Starting January 1, 2015, split system central air conditioners installed in the Southeastern Region must be at least 14 SEER. The Southeastern Region includes: Alabama, Arkansas, Delaware, Florida, Georgia, Hawaii, Kentucky, Louisiana, Maryland, Mississippi, North Carolina, Oklahoma, South Carolina, Tennessee, Texas, and Virginia.
Starting January 1, 2015, split systems central air conditioners installed in the Southwestern Region must be a minimum 14 SEER and 12.2 EER. The Southeastern Region contains the states of Arizona, California, Nevada, and New Mexico.
Starting January 1, 2015, split system central air conditioners installed in all other states must meet 13 SEER.
Starting January 1, 2015, the new minimum efficiency standard for split system heat pumps is 14 SEER and 8.2 HSPF, but there are no regional standards for heat pumps, only one national standard. The pending rulemaking will create two new and unique issues for HVAC contractors.
First, the new rule requires the installation of condensing furnaces in the Northern-heating region. As contractors know, it’s more difficult, expensive, (or in some cases impossible) to accommodate the venting and condensate requirements when installing condensing furnaces.
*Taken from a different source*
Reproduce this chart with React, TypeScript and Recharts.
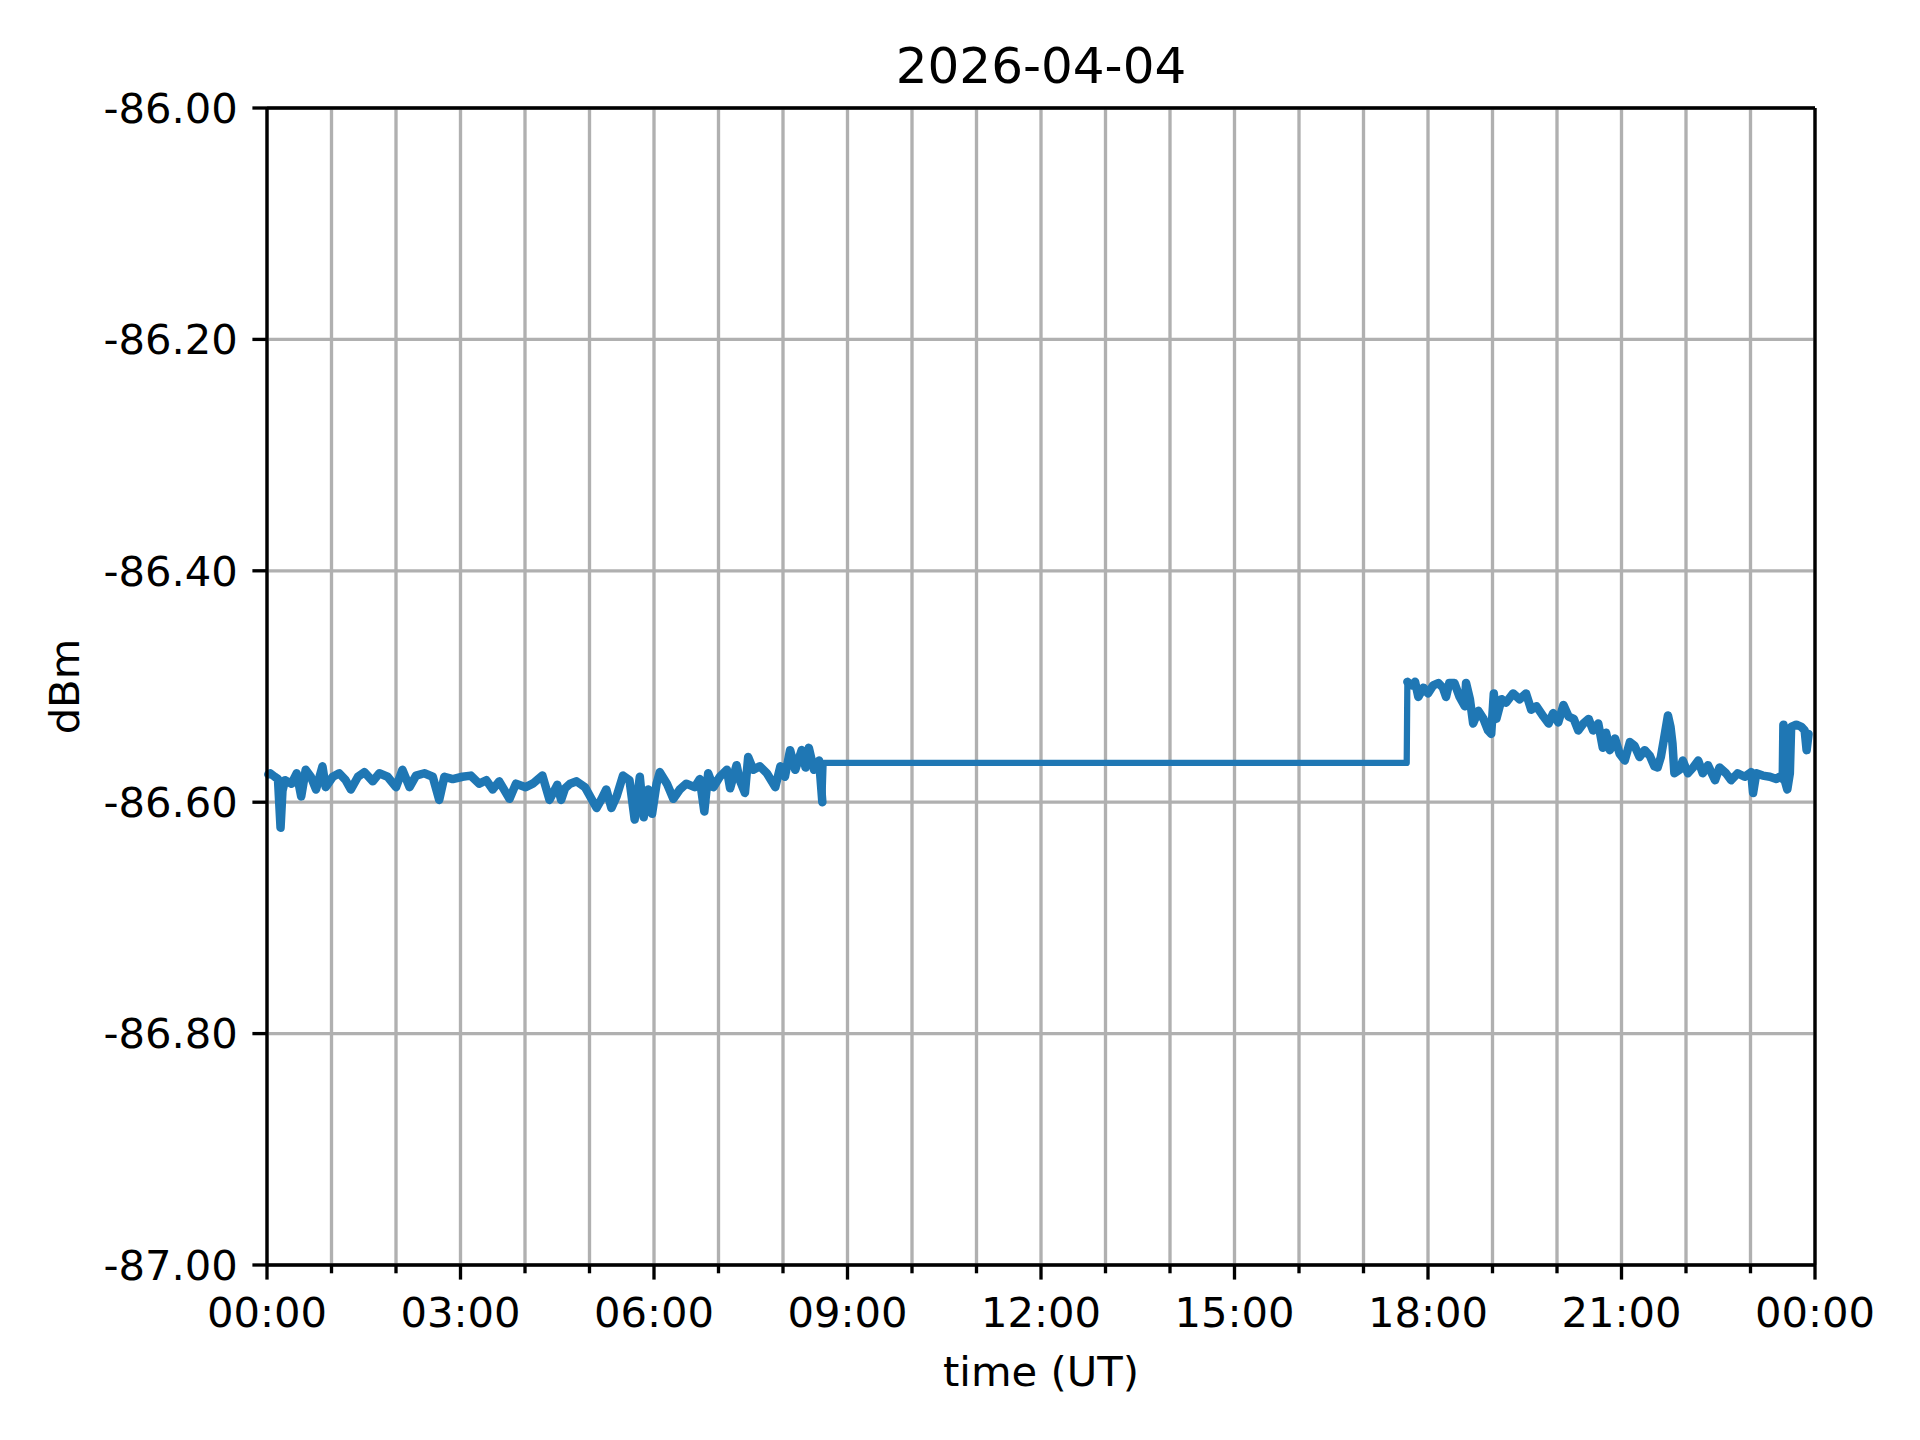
import { Line, LineChart, XAxis, YAxis, CartesianGrid, ReferenceLine } from "recharts"

// time of day in hours (UT) and received level in dBm
const hours = [
  0.02, 0.05, 0.12, 0.17, 0.21, 0.24, 0.28, 0.38, 0.46, 0.53, 0.6, 0.68, 0.76, 0.86, 0.91,
  1.02, 1.12, 1.22, 1.3, 1.41, 1.51, 1.64, 1.74, 1.87, 2.0, 2.1, 2.21, 2.31, 2.44, 2.57,
  2.67, 2.75, 2.88, 3.03, 3.16, 3.29, 3.4, 3.5, 3.6, 3.76, 3.86, 4.01, 4.12, 4.27, 4.38,
  4.5, 4.56, 4.62, 4.7, 4.8, 4.93, 5.03, 5.11, 5.18, 5.26, 5.34, 5.42, 5.52, 5.62, 5.7,
  5.78, 5.84, 5.91, 5.97, 6.04, 6.09, 6.2, 6.3, 6.4, 6.5, 6.63, 6.71, 6.78, 6.84, 6.92,
  7.02, 7.13, 7.18, 7.28, 7.33, 7.41, 7.46, 7.54, 7.64, 7.75, 7.88, 7.96, 8.03, 8.11, 8.19,
  8.29, 8.35, 8.4, 8.48, 8.56, 8.61, 8.63, 17.67, 17.68, 17.75, 17.8, 17.85, 17.93, 18.0,
  18.08, 18.16, 18.23, 18.28, 18.33, 18.41, 18.49, 18.57, 18.59, 18.65, 18.7, 18.78, 18.86,
  18.93, 18.98, 19.02, 19.06, 19.14, 19.21, 19.32, 19.42, 19.52, 19.6, 19.68, 19.79, 19.87,
  19.94, 20.02, 20.1, 20.18, 20.26, 20.33, 20.41, 20.49, 20.56, 20.64, 20.71, 20.76, 20.82,
  20.9, 20.97, 21.05, 21.13, 21.2, 21.28, 21.36, 21.44, 21.51, 21.56, 21.61, 21.66, 21.72,
  21.76, 21.79, 21.82, 21.9, 21.95, 22.03, 22.11, 22.19, 22.26, 22.34, 22.45, 22.52, 22.62,
  22.7, 22.8, 22.91, 23.01, 23.04, 23.09, 23.19, 23.3, 23.4, 23.45, 23.5, 23.51, 23.53,
  23.57, 23.61, 23.63, 23.71, 23.79, 23.84, 23.87, 23.9,
]

const dbm = [
  -86.576, -86.575, -86.578, -86.58, -86.622, -86.59, -86.581, -86.584, -86.575, -86.595, -86.572, -86.578, -86.589, -86.569, -86.587,
  -86.578, -86.575, -86.581, -86.589, -86.578, -86.574, -86.582, -86.575, -86.578, -86.587, -86.572, -86.587, -86.577, -86.575, -86.578,
  -86.598, -86.578, -86.58, -86.578, -86.577, -86.584, -86.581, -86.589, -86.582, -86.597, -86.584, -86.587, -86.584, -86.577, -86.598,
  -86.585, -86.598, -86.588, -86.584, -86.582, -86.587, -86.597, -86.605, -86.598, -86.589, -86.605, -86.595, -86.577, -86.581, -86.615,
  -86.578, -86.613, -86.589, -86.61, -86.584, -86.574, -86.584, -86.597, -86.589, -86.584, -86.587, -86.58, -86.608, -86.575, -86.587,
  -86.578, -86.572, -86.588, -86.568, -86.581, -86.592, -86.561, -86.572, -86.569, -86.575, -86.587, -86.569, -86.578, -86.555, -86.572,
  -86.555, -86.57, -86.553, -86.572, -86.564, -86.6, -86.566, -86.566, -86.496, -86.499, -86.496, -86.509, -86.501, -86.506,
  -86.499, -86.497, -86.501, -86.509, -86.497, -86.497, -86.509, -86.517, -86.497, -86.511, -86.532, -86.521, -86.528,
  -86.538, -86.541, -86.506, -86.528, -86.511, -86.514, -86.506, -86.511, -86.506, -86.52, -86.517, -86.526, -86.532,
  -86.523, -86.531, -86.516, -86.526, -86.528, -86.538, -86.532, -86.528, -86.538, -86.532, -86.553, -86.54, -86.555,
  -86.545, -86.558, -86.564, -86.548, -86.551, -86.561, -86.555, -86.56, -86.569, -86.57, -86.561, -86.545, -86.525,
  -86.535, -86.549, -86.575, -86.572, -86.564, -86.575, -86.57, -86.564, -86.575, -86.568, -86.581, -86.57, -86.575,
  -86.581, -86.575, -86.578, -86.574, -86.592, -86.575, -86.577, -86.578, -86.58, -86.578, -86.58, -86.533, -86.581,
  -86.589, -86.575, -86.535, -86.533, -86.535, -86.538, -86.555, -86.541,
]

// no samples between these times, the logger held the last value
const gapStart = 8.63
const gapEnd = 17.67

const hourTicks = Array.from({ length: 25 }, (_, i) => i)
const dbmTicks = [-87, -86.8, -86.6, -86.4, -86.2, -86]

const W = 1920
const H = 1440
const PLOT_LEFT = 267
const PLOT_RIGHT = 1815
const PLOT_TOP = 108
const PLOT_BOTTOM = 1265
const FONT = "'DejaVu Sans', sans-serif"
const FS = 41.7
const LW = 3.33

const data = hours.map((h, i) => ({
  h,
  v: dbm[i],
  // dense noisy samples read as a thicker band in the original
  noisy: h >= gapStart && h <= gapEnd ? null : dbm[i],
}))

function hourLabel(h: number) {
  return String(h % 24).padStart(2, "0") + ":00"
}

// major tick + label every 3 hours, minor tick every hour
function HourTick(props: any) {
  const { x, payload } = props
  const h = payload.value as number
  const major = h % 3 === 0
  return (
    <g>
      <line x1={x} x2={x} y1={PLOT_BOTTOM} y2={PLOT_BOTTOM + (major ? 14.6 : 8.3)} stroke="#000" strokeWidth={LW} />
      {major && (
        <text x={x} y={1327} textAnchor="middle" fontSize={FS} fontFamily={FONT} fill="#000">
          {hourLabel(h)}
        </text>
      )}
    </g>
  )
}

export default function App() {
  return (
    <div style={{ position: "absolute", left: 0, top: 0, width: W, height: H, background: "#fff" }}>
      <LineChart
        width={W}
        height={H}
        data={data}
        margin={{ top: PLOT_TOP, right: W - PLOT_RIGHT, left: 0, bottom: 0 }}
      >
        <CartesianGrid stroke="#b0b0b0" strokeWidth={LW} />
        <XAxis
          dataKey="h"
          type="number"
          domain={[0, 24]}
          ticks={hourTicks}
          interval={0}
          height={H - PLOT_BOTTOM}
          stroke="#000"
          strokeWidth={LW}
          tickLine={false}
          tick={<HourTick />}
        />
        <YAxis
          type="number"
          domain={[-87, -86]}
          ticks={dbmTicks}
          interval={0}
          width={PLOT_LEFT}
          stroke="#000"
          strokeWidth={LW}
          tickSize={14.6}
          tickMargin={14.6}
          tickFormatter={(v: number) => v.toFixed(2)}
          tick={{ fontSize: FS, fontFamily: FONT, fill: "#000" }}
        />
        <Line
          type="linear"
          dataKey="v"
          stroke="#1f77b4"
          strokeWidth={6.25}
          strokeLinejoin="round"
          dot={false}
          isAnimationActive={false}
        />
        <Line
          type="linear"
          dataKey="noisy"
          stroke="#1f77b4"
          strokeWidth={8.5}
          strokeLinejoin="round"
          strokeLinecap="round"
          dot={false}
          connectNulls={false}
          isAnimationActive={false}
        />
        <ReferenceLine y={-86} stroke="#000" strokeWidth={LW} />
        <ReferenceLine x={24} stroke="#000" strokeWidth={LW} />
      </LineChart>
      <svg
        width={W}
        height={H}
        style={{ position: "absolute", left: 0, top: 0, pointerEvents: "none" }}
      >
        <text x={(PLOT_LEFT + PLOT_RIGHT) / 2} y={83} textAnchor="middle" fontSize={50} fontFamily={FONT} fill="#000">
          2026-04-04
        </text>
        <text x={(PLOT_LEFT + PLOT_RIGHT) / 2} y={1386} textAnchor="middle" fontSize={FS} fontFamily={FONT} fill="#000">
          time (UT)
        </text>
        <text
          x={79}
          y={(PLOT_TOP + PLOT_BOTTOM) / 2}
          transform={`rotate(-90 79 ${(PLOT_TOP + PLOT_BOTTOM) / 2})`}
          textAnchor="middle"
          fontSize={FS}
          fontFamily={FONT}
          fill="#000"
        >
          dBm
        </text>
      </svg>
    </div>
  )
}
ACCA and several other groups filed comments to DOE during the rulemaking process that this would be a serious problem, especially in the Northeast. Many homeowners will probably choose to repair rather than replace when faced with the costs and inconveniences involved. Or they might turn to someone who will just avoid the law.
Which brings us to the second issue — enforcement. Expect to see a rise in the sale and installation of illegal equipment all across the country. It will be nearly impossible to stop unscrupulous contractors from obtaining lower-efficient equipment and using it to under bid law-abiding contractors. The condensing furnace issue is a key example.
When Congress proposed regional standards, ACCA and our allies in Congress expressed serious concerns about illegal activity along the borders between regions. Consider the border between Ohio, where condensing furnaces are required; and Kentucky, where the minimum AFUE is 80%.
There won’t be much to keep the 80% furnaces from ending up installed in Ohio or Indiana by moonlighters who promise to do the job cheaply and “without all the extras that other guy said you needed.”
But lately my concerns about “illegal” equipment ending up in the wrong area have grown exponentially. Many contractors have told me that they get calls weekly that start off with, “I just bought a new furnace on the Internet. How much will you charge to install it?”
The sale of equipment on the Internet will make any part of the country vulnerable to illegal installs. It’s something Congress never could have foreseen when it first authorized regional standards. And unfortunately, Congress punted on enforcement, directing the DOE to initiate a rulemaking on regional standards enforcement within 90 days of the issuance of a final rule that includes regional standards. The regional standards enforcement rule must be concluded within 15 months of the final rule establishing regional standards. So it's possible the enforcement rulemaking could be as short as one year or as long as 15 months, depending on when DOE opens the enforcement rulemaking.
And you can be assured that ACCA will be providing comments then too.